:: AVAILABLE RECORDS ::

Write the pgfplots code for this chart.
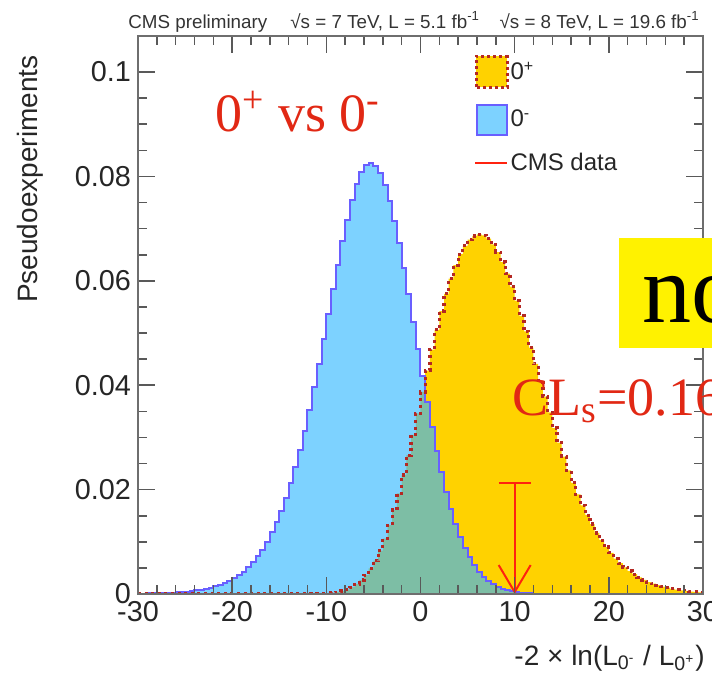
\documentclass[border=0pt]{standalone}
\usepackage{fontspec}
\setmainfont{Liberation Sans}
\newfontfamily\serif{Liberation Serif}
\usepackage{pgfplots}
\usepackage{pgfplotstable}
\pgfplotsset{compat=1.18}
\usetikzlibrary{arrows.meta}

\definecolor{gold}{RGB}{255,210,0}
\definecolor{skyb}{RGB}{125,210,255}
\definecolor{ovl}{RGB}{125,190,165}
\definecolor{bline}{RGB}{105,95,255}
\definecolor{dred}{RGB}{180,40,35}
\definecolor{datared}{RGB}{255,35,15}
\definecolor{txtred}{RGB}{225,40,20}
\definecolor{framec}{RGB}{110,110,110}

\pgfplotstableread{
x blue yellow ovl
-30 0.00007 0 0
-29.5 0.00008 0 0
-29 0.0001 0 0
-28.5 0.00012 0 0
-28 0.00015 0 0
-27.5 0.00018 0 0
-27 0.00022 0 0
-26.5 0.00027 0 0
-26 0.00032 0 0
-25.5 0.00039 0 0
-25 0.00047 0 0
-24.5 0.00057 0 0
-24 0.0007 0 0
-23.5 0.00085 0 0
-23 0.00101 0 0
-22.5 0.00122 0 0
-22 0.00148 0 0
-21.5 0.0018 0 0
-21 0.0021 0 0
-20.5 0.0025 0 0
-20 0.0031 0 0
-19.5 0.0037 0 0
-19 0.0043 0 0
-18.5 0.0052 0 0
-18 0.0061 0 0
-17.5 0.0073 0 0
-17 0.0085 0 0
-16.5 0.0100 0 0
-16 0.0118 0 0
-15.5 0.0137 0 0
-15 0.0159 0 0
-14.5 0.0184 0 0
-14 0.0212 0 0
-13.5 0.0243 0 0
-13 0.0276 0 0
-12.5 0.0313 0.00002 0.00002
-12 0.0353 0.00003 0.00003
-11.5 0.0396 0.00004 0.00004
-11 0.0440 0.00006 0.00006
-10.5 0.0488 0.00008 0.00008
-10 0.0536 0.00013 0.00013
-9.5 0.0584 0.00022 0.00022
-9 0.0631 0.00036 0.00036
-8.5 0.0676 0.00057 0.00057
-8 0.0717 0.00086 0.00086
-7.5 0.0754 0.0013 0.0013
-7 0.0785 0.00187 0.00187
-6.5 0.0808 0.0027 0.0027
-6 0.0822 0.0036 0.0036
-5.5 0.0826 0.0049 0.0049
-5 0.0820 0.0064 0.0064
-4.5 0.0806 0.0083 0.0083
-4 0.0783 0.0106 0.0106
-3.5 0.0753 0.0132 0.0132
-3 0.0715 0.0161 0.0161
-2.5 0.0672 0.0193 0.0193
-2 0.0625 0.0228 0.0228
-1.5 0.0574 0.0266 0.0266
-1 0.0522 0.0305 0.0305
-0.5 0.0469 0.0346 0.0346
0 0.0417 0.0387 0.0387
0.5 0.0367 0.0428 0.0367
1 0.0319 0.0468 0.0319
1.5 0.0274 0.0506 0.0274
2 0.0233 0.0542 0.0233
2.5 0.0196 0.0575 0.0196
3 0.0163 0.0604 0.0163
3.5 0.0134 0.0630 0.0134
4 0.0109 0.0651 0.0109
4.5 0.0088 0.0667 0.0088
5 0.0070 0.0679 0.0070
5.5 0.0055 0.0686 0.0055
6 0.0043 0.0689 0.0043
6.5 0.0033 0.0687 0.0033
7 0.0025 0.0681 0.0025
7.5 0.0019 0.0670 0.0019
8 0.0014 0.0655 0.0014
8.5 0.0010 0.0636 0.0010
9 0.00076 0.0614 0.00076
9.5 0.00054 0.0589 0.00054
10 0.00039 0.0562 0.00039
10.5 0.00027 0.0533 0.00027
11 0.00019 0.0503 0.00019
11.5 0.00013 0.0472 0.00013
12 0.00009 0.0441 0.00009
12.5 0.00006 0.0409 0.00006
13 0.00004 0.0378 0.00004
13.5 0 0.0348 0
14 0 0.0318 0
14.5 0 0.0290 0
15 0 0.0263 0
15.5 0 0.0237 0
16 0 0.0213 0
16.5 0 0.0191 0
17 0 0.0170 0
17.5 0 0.0151 0
18 0 0.0134 0
18.5 0 0.0117 0
19 0 0.0103 0
19.5 0 0.0090 0
20 0 0.0079 0
20.5 0 0.0068 0
21 0 0.0059 0
21.5 0 0.0051 0
22 0 0.0044 0
22.5 0 0.0038 0
23 0 0.0032 0
23.5 0 0.0027 0
24 0 0.0023 0
24.5 0 0.0020 0
25 0 0.0017 0
25.5 0 0.0014 0
26 0 0.0012 0
26.5 0 0.0010 0
27 0 0.00083 0
27.5 0 0.0007 0
28 0 0.00058 0
28.5 0 0.00048 0
29 0 0.0004 0
29.5 0 0.00033 0
30 0 0.00033 0
}\hist

\begin{document}
\begin{tikzpicture}
\path[use as bounding box] (0,0) rectangle (356pt,338.5pt);
\clip (0,0) rectangle (356pt,338.5pt);
\begin{axis}[
  at={(69pt,41.5pt)}, anchor=south west,
  width=282.5pt, height=279pt, scale only axis,
  xmin=-30, xmax=30, ymin=0, ymax=0.1069,
  xtick={-30,-20,-10,0,10,20,30}, xticklabels={-30,-20,-10,0,10,20,30},
  ytick={0,0.02,0.04,0.06,0.08,0.1}, yticklabels={0,0.02,0.04,0.06,0.08,0.1},
  minor x tick num=4, minor y tick num=3,
  tick align=inside, xtick pos=both, ytick pos=both,
  xticklabel pos=lower, yticklabel pos=left,
  major tick length=8.5pt, minor tick length=4.5pt,
  axis line style={framec, line width=1pt},
  every tick/.style={black!65, line width=0.8pt},
  ticklabel style={font=\fontsize{14.4}{16}\selectfont, text=black!85},
  axis on top,
  legend style={at={(axis description cs:0.5947,0.966)}, anchor=north west,
    draw=none, fill=none, inner sep=0pt, outer sep=0pt, row sep=7.5pt,
    font=\fontsize{12}{14}\selectfont, nodes={inner sep=1pt, text=black!85}},
  legend cell align=left,
]
\addplot[const plot, fill=gold, draw=none, forget plot] table[x=x,y=yellow]{\hist} \closedcycle;
\addplot[const plot, fill=skyb, draw=none, forget plot] table[x=x,y=blue]{\hist} \closedcycle;
\addplot[const plot, fill=ovl, draw=none, forget plot] table[x=x,y=ovl]{\hist} \closedcycle;
\addplot[const plot, bline, line width=1pt, forget plot] table[x=x,y=blue]{\hist};
\addplot[const plot, dred, line width=1.6pt, dash pattern=on 1.5pt off 1.8pt, forget plot] table[x=x,y=yellow]{\hist};
\addplot[datared, line width=1pt, forget plot,
  arrows={Bar[width=16pt,line width=1pt]-Straight Barb[length=13.5pt,width=16pt,line width=1pt]}]
  coordinates {(10,0.0215) (10,0)};

\addlegendimage{legend image code/.code={\draw[fill=gold,draw=dred,line width=1.5pt,dash pattern=on 1.5pt off 1.5pt] (0.7pt,-7.5pt) rectangle (16pt,8pt);}}
\addlegendentry{0\textsuperscript{+}}
\addlegendimage{legend image code/.code={\draw[fill=skyb,draw=bline,line width=1pt] (1pt,-7.5pt) rectangle (16pt,7.5pt);}}
\addlegendentry{0\textsuperscript{-}}
\addlegendimage{legend image code/.code={\draw[datared,line width=1pt] (0pt,0pt) -- (16pt,0pt);}}
\addlegendentry{CMS data}
\end{axis}

\begin{scope}[x=0.5pt,y=0.5pt]
\begin{scope}[font=\fontsize{9.4}{10}\selectfont, text=black!80]
\node[anchor=base west, inner sep=0pt] at (128,649) {CMS preliminary};
\node[anchor=base west, inner sep=0pt] at (290,649) {√s = 7 TeV, L = 5.1 fb\textsuperscript{-1}};
\node[anchor=base east, inner sep=0pt] at (700,649) {√s = 8 TeV, L = 19.6 fb\textsuperscript{-1}};
\end{scope}
\node[rotate=90, anchor=east, inner sep=0pt, font=\fontsize{14}{16}\selectfont, text=black!85] at (30,622) {Pseudoexperiments};
\node[anchor=base east, inner sep=0pt, font=\fontsize{14}{16}\selectfont, text=black!85] at (705,12) {-2 × ln(L\textsubscript{0\textsuperscript{-}} / L\textsubscript{0\textsuperscript{+}})};
\node[anchor=base west, inner sep=0pt, text=txtred, font=\serif\fontsize{27}{30}\selectfont] at (215,546) {0\textsuperscript{+} vs 0\textsuperscript{-}};
\fill[yellow] (619,329) rectangle (800,439);
\node[anchor=base west, inner sep=0pt, font=\serif\fontsize{49}{50}\selectfont] at (642,355) {not excluded};
\node[anchor=base west, inner sep=0pt, text=txtred, font=\serif\fontsize{27}{30}\selectfont] at (512,262) {CL\textsubscript{s}=0.16};
\end{scope}
\end{tikzpicture}
\end{document}
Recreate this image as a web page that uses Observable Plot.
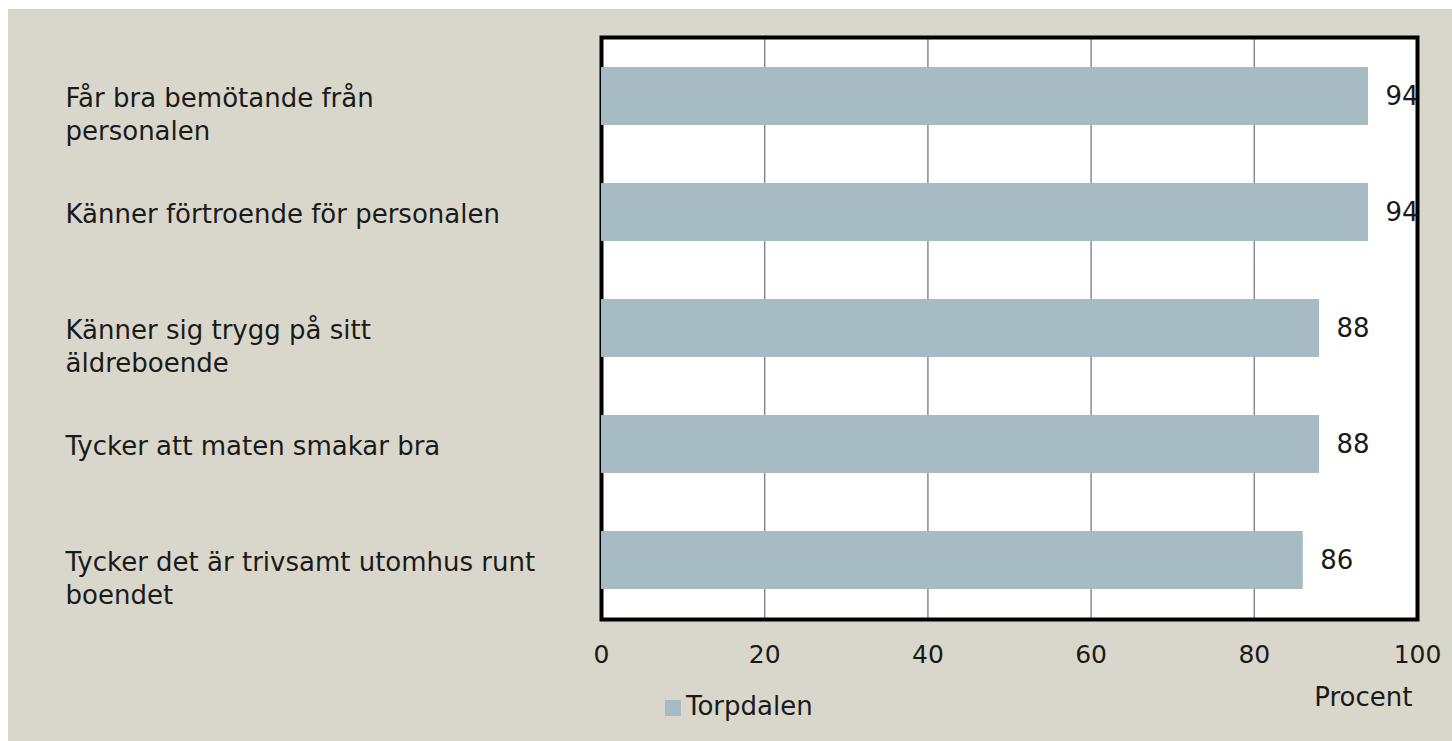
<!DOCTYPE html>
<html><head><meta charset="utf-8">
<script src="https://cdn.jsdelivr.net/npm/d3@7"></script>
<script src="https://cdn.jsdelivr.net/npm/@observablehq/plot@0.6"></script>
<style>
html,body{margin:0;padding:0;background:#fff;}
#wrap{position:relative;width:1452px;height:741px;overflow:hidden;font-family:"DejaVu Sans",sans-serif;}
#bg{position:absolute;left:8px;top:9px;right:0;bottom:0;background:#d9d7cb;}
#chart{position:absolute;left:0;top:0;}
#legend{position:absolute;left:665px;top:690px;display:flex;align-items:center;font-size:26px;color:#1a1a1a;line-height:32px;}
#legend .sw{width:16px;height:16px;margin-right:5px;margin-top:3px;}
</style></head><body>
<div id="wrap"><div id="bg"></div><div id="chart"></div><div id="legend"></div></div>
<script>
const categories = [
  "Får bra bemötande från personalen",
  "Känner förtroende för personalen",
  "Känner sig trygg på sitt äldreboende",
  "Tycker att maten smakar bra",
  "Tycker det är trivsamt utomhus runt boendet"
];
const labelLines = [
  "Får bra bemötande från\npersonalen",
  "Känner förtroende för personalen",
  "Känner sig trygg på sitt\näldreboende",
  "Tycker att maten smakar bra",
  "Tycker det är trivsamt utomhus runt\nboendet"
];
const values = [94, 94, 88, 88, 86];
const xTicks = [0, 20, 40, 60, 80, 100];
const seriesName = "Torpdalen";
const axisLabel = "Procent";
const barColor = "#a7bbc5";
const textColor = "#1a1a1a";

const data = categories.map((c, i) => ({category: c, label: labelLines[i], value: values[i]}));

const chart = Plot.plot({
  width: 1452,
  height: 730,
  marginLeft: 601,
  marginRight: 35,
  marginTop: 37,
  marginBottom: 111,
  style: {background: "transparent", fontFamily: "'DejaVu Sans', sans-serif", fontSize: "26px", color: textColor},
  x: {domain: [0, 100]},
  y: {domain: categories, paddingInner: 0.5, paddingOuter: 0.25, axis: null},
  marks: [
    Plot.frame({fill: "white", stroke: null}),
    Plot.gridX({ticks: xTicks, stroke: "#8a8a8a", strokeOpacity: 1, strokeWidth: 1.5}),
    Plot.frame({stroke: "#000", strokeWidth: 4}),
    Plot.barX(data, {x: "value", y: "category", fill: barColor}),
    Plot.text(data, {x: "value", y: "category", text: d => String(d.value), textAnchor: "start", dx: 17, fontSize: 26, fill: textColor}),
    Plot.text(data, {y: "category", text: "label", frameAnchor: "left", textAnchor: "start", dx: -536, lineAnchor: "top", dy: -13, lineHeight: 1.27, fontSize: 26, fill: textColor}),
    Plot.axisX({ticks: xTicks, tickSize: 0, tickPadding: 26, fontSize: 25, label: null}),
    Plot.text([axisLabel], {frameAnchor: "bottom-right", textAnchor: "end", lineAnchor: "middle", dx: -5, dy: 78, fontSize: 26, fill: textColor})
  ]
});
document.getElementById("chart").appendChild(chart);

const legend = document.getElementById("legend");
const sw = document.createElement("div");
sw.className = "sw";
sw.style.background = barColor;
const lt = document.createElement("span");
lt.textContent = seriesName;
legend.appendChild(sw);
legend.appendChild(lt);
</script>
</body></html>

:::

**TASK**
Search the entries for "code" and copy out each line that has it.

**ANSWER FOR THIS EXERCISE**
Write the pgfplots code for this chart.
\addlegendimage{legend image code/.code={\draw[fill=gold,draw=dred,line width=1.5pt,dash pattern=on 1.5pt off 1.5pt] (0.7pt,-7.5pt) rectangle (16pt,8pt);}}
\addlegendimage{legend image code/.code={\draw[fill=skyb,draw=bline,line width=1pt] (1pt,-7.5pt) rectangle (16pt,7.5pt);}}
\addlegendimage{legend image code/.code={\draw[datared,line width=1pt] (0pt,0pt) -- (16pt,0pt);}}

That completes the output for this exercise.